By MORDECAI SPECKTOR
In a 2011 documentary, Sam Rafowitz: Remaking a Life, the eponymous subject comments: “About 15 and a half, they took me already. I went to work and I never came home, never came home. They loaded us up on big trucks and we didn’t know where we were going. We found out that this place was a concentration camp — Majdanek, Lublin.”
Remembrance
The young Jewish native of Warsaw, Poland, descended into the unimaginable horrors of the Shoah.
In a story published in the Jewish World’s Sept. 2, 2011, edition, I wrote: “Majdanek served the Nazi regime as a forced labor, concentration and extermination camp. More than 360,000 souls, mostly Jews, were murdered at Majdanek. Rafowitz, who was pressed into slave labor, somehow survived Majdanek, and four other concentration camps — Auschwitz (1943-1945), Buna, Dora and Bergen-Belsen.
“On April 15, 1945, British soldiers liberated the tortured inmates of Bergen-Belsen, including Rafowitz, who was down to 78 pounds.”
After the war, Rafowitz met Cyla Bonk, a survivor from Vilnius, Lithuania, in the displaced persons (DP) camp at Bergen-Belsen. They married and then traveled across Europe with a Yiddish theater troupe — Cyla was a singer and actress. They had their first child, Ivan, and the family came to America, settling in St. Paul, November 1949.
Cyla Rafowitz died in 2007, And now Sam, a kindly and soft-spoken man, is gone, too. The survivor who created a successful apparel business in Minneapolis, died May 29, from congestive heart failure. He was 95.
Ivan Rafowitz told the Jewish World that his father had been living independently prior to breaking his hip in February. He was in the hospital and then in rehab, prior to moving into an assisted-living facility on March 16.
Because of COVID-19 restrictions, Sam, a person who thrived on human companionship, wasn’t able to see his family members and friends.
“I didn’t see him for two months,” Ivan remarked.
(In the interest of full disclosure, Ivan Rafowitz is a partner in Minnesota Jewish Media, LLC, the parent company of the American Jewish World; he also is a member of the company’s board of governors.)
“The Nazis didn’t get him and COVID didn’t get him,” his son commented.
In the documentary Remaking a Life, (which can be viewed at: bit.ly/sam-rafowitz), Sam Rafowitz reflects on his choice to come to the United States. “[President Harry] Truman brought me in,” he says. “I think, I’m glad I’m here. I’m a free person and on my mind right away was to get a job, to get to work because I have a wife and a child. And I got a job.”

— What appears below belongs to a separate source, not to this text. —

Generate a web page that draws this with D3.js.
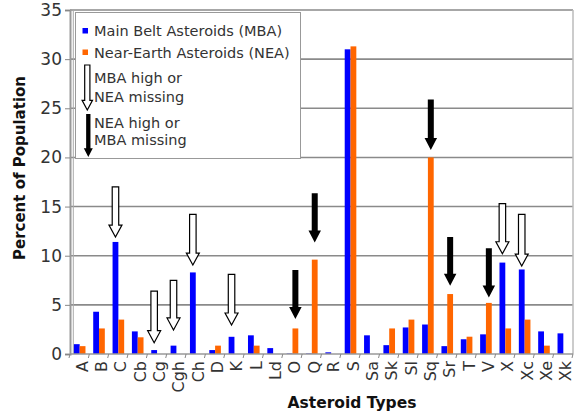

Sam worked in a factory sewing jackets, employing a skill he picked up in Paris after the war. In the evenings, he and his brother-in-law, Chaim Bonk, sewed caps. They got their first order from Dayton’s, the famed Twin Cities department store company. That was the birth of Northern Cap Manufacturing.
Ivan recalled that his father was a “very smart guy… obviously, his education was cut short” in Poland. He had a “charismatic personality” that he parlayed into his role as a “super salesman.”

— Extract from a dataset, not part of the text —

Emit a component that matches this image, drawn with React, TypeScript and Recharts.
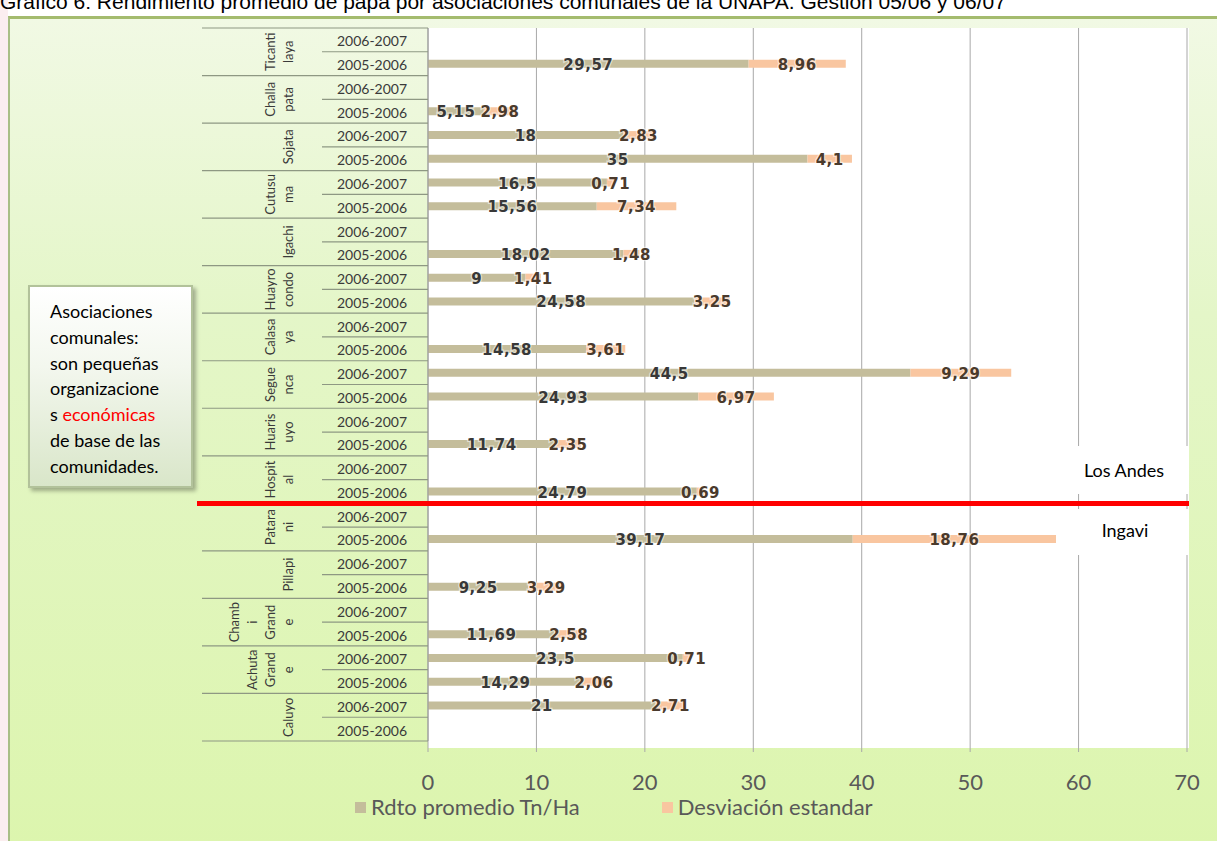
import React from 'react';
import { BarChart, Bar, XAxis, YAxis, CartesianGrid, LabelList, Legend } from 'recharts';

// Asociaciones comunales (nombre partido en líneas como en el original)
const groupNames: string[][] = [
  ['Ticanti', 'laya'],
  ['Challa', 'pata'],
  ['Sojata'],
  ['Cutusu', 'ma'],
  ['Igachi'],
  ['Huayro', 'condo'],
  ['Calasa', 'ya'],
  ['Segue', 'nca'],
  ['Huaris', 'uyo'],
  ['Hospit', 'al'],
  ['Patara', 'ni'],
  ['Pillapi'],
  ['Chamb', 'i', 'Grand', 'e'],
  ['Achuta', 'Grand', 'e'],
  ['Caluyo'],
];

const campaigns = ['2006-2007', '2005-2006'];

const rdto0607 = [null, null, 18, 16.5, null, 9, null, 44.5, null, null, null, null, null, 23.5, 21];
const desv0607 = [null, null, 2.83, 0.71, null, 1.41, null, 9.29, null, null, null, null, null, 0.71, 2.71];
const rdto0506 = [29.57, 5.15, 35, 15.56, 18.02, 24.58, 14.58, 24.93, 11.74, 24.79, 39.17, 9.25, 11.69, 14.29, null];
const desv0506 = [8.96, 2.98, 4.1, 7.34, 1.48, 3.25, 3.61, 6.97, 2.35, 0.69, 18.76, 3.29, 2.58, 2.06, null];

const xTicks = [0, 10, 20, 30, 40, 50, 60, 70];
const seriesNames = ['Rdto promedio Tn/Ha', 'Desviación estandar'];
const regionNames = ['Los Andes', 'Ingavi'];
const groupsInLosAndes = 10;

const title =
  'Gráfico 6: Rendimiento promedio de papa por asociaciones comunales de la UNAPA. Gestión 05/06 y 06/07';

const noteLines = ['Asociaciones', 'comunales:', 'son pequeñas', 'organizacione'];

const rows = groupNames.flatMap((g, gi) => [
  { key: `${gi}-0`, group: gi, camp: 0, label: campaigns[0], rdto: rdto0607[gi], desv: desv0607[gi] },
  { key: `${gi}-1`, group: gi, camp: 1, label: campaigns[1], rdto: rdto0506[gi], desv: desv0506[gi] },
]);

// layout
const W = 1217;
const H = 841;
const PLOT_L = 428;
const PLOT_R = 1187;
const PLOT_T = 28;
const PLOT_B = 741;
const BAND = (PLOT_B - PLOT_T) / rows.length;
const YEAR_X = 372;
const SHORT_X = 322;
const LONG_X = 202;
const GROUP_X = 288;
const GROUP_STEP = 18;
const SEP = '#8e9883';

const fmt = (v: number) => String(v).replace('.', ',');

const CategoryTick = (props: any) => {
  const { y, payload } = props;
  const row = rows.find((r) => r.key === payload.value);
  if (!row) return null;
  const half = BAND / 2;
  const first = row.camp === 0;
  const lines = groupNames[row.group];
  const yc = y + half;
  return (
    <g>
      <text
        x={YEAR_X}
        y={y + 1}
        textAnchor="middle"
        dominantBaseline="central"
        fontFamily="Lato"
        fontSize={14}
        fill="#3a3a3a"
      >
        {row.label}
      </text>
      {row.group === 0 && first && (
        <line x1={LONG_X} x2={PLOT_L} y1={y - half} y2={y - half} stroke={SEP} strokeWidth={1.2} />
      )}
      <line
        x1={first ? SHORT_X : LONG_X}
        x2={PLOT_L}
        y1={y + half}
        y2={y + half}
        stroke={SEP}
        strokeWidth={1.2}
      />
      {first &&
        lines.map((t, i) => {
          const cx = GROUP_X - (lines.length - 1 - i) * GROUP_STEP;
          return (
            <text
              key={i}
              x={cx}
              y={yc}
              transform={`rotate(-90 ${cx} ${yc})`}
              textAnchor="middle"
              dominantBaseline="central"
              fontFamily="Lato"
              fontSize={13}
              fill="#3a3a3a"
            >
              {t}
            </text>
          );
        })}
    </g>
  );
};

const ValueTick = (props: any) => {
  const { x, payload } = props;
  return (
    <text
      x={x}
      y={PLOT_B + 40}
      textAnchor="middle"
      dominantBaseline="central"
      fontFamily="Lato"
      fontSize={22}
      fill="#595959"
    >
      {payload.value}
    </text>
  );
};

const makeLabel = (color: string) => (p: any) => {
  const { x, y, width, height, value } = p;
  if (value == null || width == null) return null;
  return (
    <text
      x={x + width / 2}
      y={y + height / 2 + 1}
      textAnchor="middle"
      dominantBaseline="central"
      fontFamily="DejaVu Sans"
      fontWeight="bold"
      fontSize={15}
      letterSpacing={0.5}
      fill={color}
      stroke="rgba(255,255,255,0.55)"
      strokeWidth={2.5}
      paintOrder="stroke"
    >
      {fmt(value)}
    </text>
  );
};

const renderLegend = (props: any) => {
  const items = [...(props.payload || [])].sort(
    (a: any, b: any) => seriesNames.indexOf(a.value) - seriesNames.indexOf(b.value)
  );
  return (
    <div
      style={{
        display: 'flex',
        alignItems: 'center',
        fontFamily: 'Lato',
        fontSize: 22,
        lineHeight: '26px',
        color: '#595959',
        whiteSpace: 'nowrap',
      }}
    >
      {items.map((e: any, i: number) => (
        <div key={i} style={{ display: 'flex', alignItems: 'center', marginRight: i === 0 ? 82 : 0 }}>
          <span style={{ width: 11, height: 11, background: e.color, marginRight: 5, display: 'inline-block' }} />
          <span>{e.value}</span>
        </div>
      ))}
    </div>
  );
};

export default function App() {
  const splitY = PLOT_T + BAND * groupsInLosAndes * 2;
  return (
    <div
      style={{
        position: 'absolute',
        left: 0,
        top: 0,
        width: W,
        height: H,
        overflow: 'hidden',
        background: '#ffffff',
      }}
    >
      <div style={{ position: 'absolute', left: 0, top: 0, width: 8, height: H, background: '#fbeef0' }} />
      <div
        style={{
          position: 'absolute',
          left: 8,
          top: 16,
          width: W,
          height: H,
          borderLeft: '2px solid #a9bf86',
          borderTop: '3px solid #a4bb6e',
          background: 'linear-gradient(180deg, #f1f9e4 0%, #e4f6c8 35%, #dcf5ad 100%)',
        }}
      />
      <div
        style={{
          position: 'absolute',
          left: 0,
          top: -8,
          fontFamily: 'Liberation Sans',
          fontSize: 21,
          lineHeight: '20px',
          color: '#000',
          whiteSpace: 'nowrap',
        }}
      >
        {title}
      </div>
      <div
        style={{
          position: 'absolute',
          left: PLOT_L,
          top: PLOT_T,
          width: PLOT_R - PLOT_L + 2,
          height: PLOT_B - PLOT_T + 7,
          background: '#ffffff',
        }}
      />
      <div style={{ position: 'absolute', left: 0, top: 0 }}>
        <BarChart
          width={W}
          height={H}
          layout="vertical"
          data={rows}
          barSize={8}
          margin={{ top: PLOT_T, right: W - PLOT_R, bottom: 50, left: 0 }}
        >
          <CartesianGrid horizontal={false} vertical stroke="#a8a8a8" />
          <XAxis
            type="number"
            domain={[0, 70]}
            ticks={xTicks}
            interval={0}
            height={H - PLOT_B - 50}
            axisLine={false}
            tickLine={{ stroke: '#a8a8a8' }}
            tickSize={11}
            tick={<ValueTick />}
          />
          <YAxis
            type="category"
            dataKey="key"
            width={PLOT_L}
            interval={0}
            axisLine={{ stroke: '#9a9a9a' }}
            tickLine={false}
            tick={<CategoryTick />}
          />
          <Legend
            layout="vertical"
            align="center"
            verticalAlign="middle"
            content={renderLegend}
            wrapperStyle={{ left: 355, top: 794, width: 560, height: 28 }}
          />
          <Bar dataKey="rdto" name={seriesNames[0]} stackId="a" fill="#c4bd9b" isAnimationActive={false}>
            <LabelList dataKey="rdto" content={makeLabel('#383838')} />
          </Bar>
          <Bar dataKey="desv" name={seriesNames[1]} stackId="a" fill="#f9c6a0" isAnimationActive={false}>
            <LabelList dataKey="desv" content={makeLabel('#4a3a2c')} />
          </Bar>
        </BarChart>
      </div>

      <div
        style={{
          position: 'absolute',
          left: 28,
          top: 285,
          width: 165,
          height: 203,
          border: '2px solid #b2c29a',
          background: 'linear-gradient(180deg, #ffffff 0%, #f3f7ee 40%, #d9e6c9 100%)',
          boxShadow: '3px 3px 4px rgba(0,0,0,0.3)',
          fontFamily: 'Lato',
          fontSize: 18,
          lineHeight: '25.8px',
          color: '#000',
          padding: '12px 0 0 20px',
          boxSizing: 'border-box',
          whiteSpace: 'nowrap',
        }}
      >
        {noteLines.map((l, i) => (
          <div key={i}>{l}</div>
        ))}
        <div>
          s <span style={{ color: '#ff0000' }}>económicas</span>
        </div>
        <div>de base de las</div>
        <div>comunidades.</div>
      </div>

      <div
        style={{
          position: 'absolute',
          left: 1056,
          top: 446,
          width: PLOT_R - 1056 + 1,
          height: splitY - 446 - 9,
          background: '#ffffff',
          fontFamily: 'Lato',
          fontSize: 18,
          display: 'flex',
          alignItems: 'center',
          justifyContent: 'center',
          paddingLeft: 4,
          boxSizing: 'border-box',
        }}
      >
        {regionNames[0]}
      </div>
      <div
        style={{
          position: 'absolute',
          left: 1056,
          top: splitY + 6,
          width: PLOT_R - 1056 + 1,
          height: 46,
          background: '#ffffff',
          fontFamily: 'Lato',
          fontSize: 18,
          display: 'flex',
          alignItems: 'center',
          justifyContent: 'center',
          paddingLeft: 6,
          paddingBottom: 4,
          boxSizing: 'border-box',
        }}
      >
        {regionNames[1]}
      </div>
      <div
        style={{
          position: 'absolute',
          left: 197,
          top: splitY - 2.5,
          width: PLOT_R + 2 - 197,
          height: 5,
          background: '#ff0000',
        }}
      />
    </div>
  );
}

“He was a good judge of people,” Ivan said. “He had a very positive outlook… He told me, ‘I didn’t look back.’”
I recall a visit to Northern Cap’s large warehouse in South Minneapolis many years ago. Sam gave me a cap, a black wool Ivy. It was a little tight, so Sam went off to stretch it. I still have the cap.
In 2004, Northern Cap took on private equity partners. In 2008, the company was acquired by Isotoner. Sons Ivan and Ken had come into the business some years earlier; and Sam continued as a salesman for the company, retiring in 2010.

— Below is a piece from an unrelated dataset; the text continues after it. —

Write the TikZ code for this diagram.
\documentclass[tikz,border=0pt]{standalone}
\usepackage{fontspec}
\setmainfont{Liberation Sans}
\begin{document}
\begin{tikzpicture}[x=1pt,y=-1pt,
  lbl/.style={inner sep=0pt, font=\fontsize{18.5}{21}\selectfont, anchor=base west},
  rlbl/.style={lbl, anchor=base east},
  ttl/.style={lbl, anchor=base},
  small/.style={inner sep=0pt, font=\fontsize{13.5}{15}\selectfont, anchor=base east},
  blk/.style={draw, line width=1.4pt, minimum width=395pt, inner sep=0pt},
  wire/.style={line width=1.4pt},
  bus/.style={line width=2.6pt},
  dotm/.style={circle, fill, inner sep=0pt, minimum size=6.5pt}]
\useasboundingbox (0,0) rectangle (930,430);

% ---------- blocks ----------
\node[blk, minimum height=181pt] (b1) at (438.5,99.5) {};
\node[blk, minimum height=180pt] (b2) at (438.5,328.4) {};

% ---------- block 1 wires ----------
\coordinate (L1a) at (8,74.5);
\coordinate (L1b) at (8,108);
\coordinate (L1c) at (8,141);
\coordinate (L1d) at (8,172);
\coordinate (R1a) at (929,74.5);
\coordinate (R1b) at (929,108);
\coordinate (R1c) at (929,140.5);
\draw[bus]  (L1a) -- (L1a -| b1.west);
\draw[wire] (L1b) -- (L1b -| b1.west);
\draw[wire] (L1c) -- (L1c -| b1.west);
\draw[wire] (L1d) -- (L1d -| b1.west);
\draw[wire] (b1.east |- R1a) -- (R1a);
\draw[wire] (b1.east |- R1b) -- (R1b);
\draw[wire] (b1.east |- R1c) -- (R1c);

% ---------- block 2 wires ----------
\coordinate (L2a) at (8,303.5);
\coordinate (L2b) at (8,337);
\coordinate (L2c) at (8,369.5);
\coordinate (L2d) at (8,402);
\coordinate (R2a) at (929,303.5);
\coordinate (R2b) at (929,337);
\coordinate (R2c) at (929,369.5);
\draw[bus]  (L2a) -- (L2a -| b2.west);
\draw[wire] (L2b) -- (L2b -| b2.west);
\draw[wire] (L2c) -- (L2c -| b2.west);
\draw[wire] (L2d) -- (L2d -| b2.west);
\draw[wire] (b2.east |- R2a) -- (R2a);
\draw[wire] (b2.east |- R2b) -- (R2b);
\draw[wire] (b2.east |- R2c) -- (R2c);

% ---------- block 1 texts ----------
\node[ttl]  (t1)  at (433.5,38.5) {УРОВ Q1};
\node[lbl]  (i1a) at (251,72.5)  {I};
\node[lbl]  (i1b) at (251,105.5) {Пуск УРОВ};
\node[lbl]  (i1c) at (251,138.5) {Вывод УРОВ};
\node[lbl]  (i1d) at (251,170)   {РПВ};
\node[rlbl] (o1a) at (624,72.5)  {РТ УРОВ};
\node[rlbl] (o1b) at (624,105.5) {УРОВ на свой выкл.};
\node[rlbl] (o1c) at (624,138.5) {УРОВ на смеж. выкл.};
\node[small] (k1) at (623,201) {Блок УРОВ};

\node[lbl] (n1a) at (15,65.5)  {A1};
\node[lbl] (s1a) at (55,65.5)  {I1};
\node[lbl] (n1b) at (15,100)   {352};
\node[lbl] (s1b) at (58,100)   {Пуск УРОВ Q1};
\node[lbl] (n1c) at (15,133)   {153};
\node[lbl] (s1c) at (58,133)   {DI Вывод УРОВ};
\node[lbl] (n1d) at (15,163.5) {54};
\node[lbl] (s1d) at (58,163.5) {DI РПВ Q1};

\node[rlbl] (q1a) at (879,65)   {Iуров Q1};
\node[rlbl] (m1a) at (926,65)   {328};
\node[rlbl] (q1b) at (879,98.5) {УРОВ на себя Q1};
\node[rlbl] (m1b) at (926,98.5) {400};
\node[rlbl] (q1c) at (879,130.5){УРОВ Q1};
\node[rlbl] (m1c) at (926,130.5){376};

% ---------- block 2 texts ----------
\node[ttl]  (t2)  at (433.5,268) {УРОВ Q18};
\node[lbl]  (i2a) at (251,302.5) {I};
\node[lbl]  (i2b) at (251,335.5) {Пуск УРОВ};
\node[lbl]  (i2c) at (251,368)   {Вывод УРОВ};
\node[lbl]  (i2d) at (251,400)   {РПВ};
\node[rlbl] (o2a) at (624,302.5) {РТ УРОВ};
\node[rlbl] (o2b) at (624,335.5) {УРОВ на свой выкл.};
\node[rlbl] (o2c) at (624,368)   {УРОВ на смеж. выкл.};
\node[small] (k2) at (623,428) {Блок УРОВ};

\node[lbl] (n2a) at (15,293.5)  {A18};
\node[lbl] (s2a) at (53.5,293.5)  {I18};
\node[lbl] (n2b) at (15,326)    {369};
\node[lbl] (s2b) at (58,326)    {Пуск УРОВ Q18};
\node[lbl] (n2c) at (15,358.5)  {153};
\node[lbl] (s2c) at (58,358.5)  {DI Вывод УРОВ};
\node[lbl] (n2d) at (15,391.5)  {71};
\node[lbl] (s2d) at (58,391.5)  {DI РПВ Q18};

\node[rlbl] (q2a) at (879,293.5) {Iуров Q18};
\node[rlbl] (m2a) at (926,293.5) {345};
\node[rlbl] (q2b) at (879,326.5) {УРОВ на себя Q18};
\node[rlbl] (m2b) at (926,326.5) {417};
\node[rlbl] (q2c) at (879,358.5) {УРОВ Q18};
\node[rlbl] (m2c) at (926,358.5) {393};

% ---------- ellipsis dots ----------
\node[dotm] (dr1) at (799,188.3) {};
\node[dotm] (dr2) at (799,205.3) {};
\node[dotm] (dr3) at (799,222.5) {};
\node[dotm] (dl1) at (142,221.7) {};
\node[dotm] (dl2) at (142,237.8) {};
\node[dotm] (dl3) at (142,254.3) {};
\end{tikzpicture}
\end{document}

Ivan Rafowitz mentioned that his parents were open to questions about their experiences in the Holocaust. In 1996, the family participated in the March of the Living, which takes young Jews to Auschwitz in Poland and then to Israel. In 2010, Sam Rafowitz returned to the Auschwitz concentration camp, along with Ivan, his daughter-in-law Tina and his grandchildren, Adam and Mia.
In my 2011 article about the Sam Rafowitz documentary — which was written and directed by Maxine W. Davis, and produced by sons Ivan and Ken — I quoted Sam’s granddaughter, Mia Rafowitz.
As the credits roll, Mia says of her zaide, “I think his best feature is his positive attitude toward life — everything he’s been through, how he can still smile and be so happy.”
Sam Rafowitz was preceded in death by his parents, Chava and Kesel Rafowitz; wife, Cyla; daughter, Charlene; sister, Helen; sister- in -law, Idelle Bonk; brothers-in-law, Max Schwartz and Chaim Bonk; and many others killed in the Holocaust. He is survived by son, Ivan, and daughter-in-law Tina; son, Ken Rafowitz, and life partner, Dan Porter; grandchildren, Adam and Mia Rafowitz; many nieces, nephews, great-nieces and great-nephews.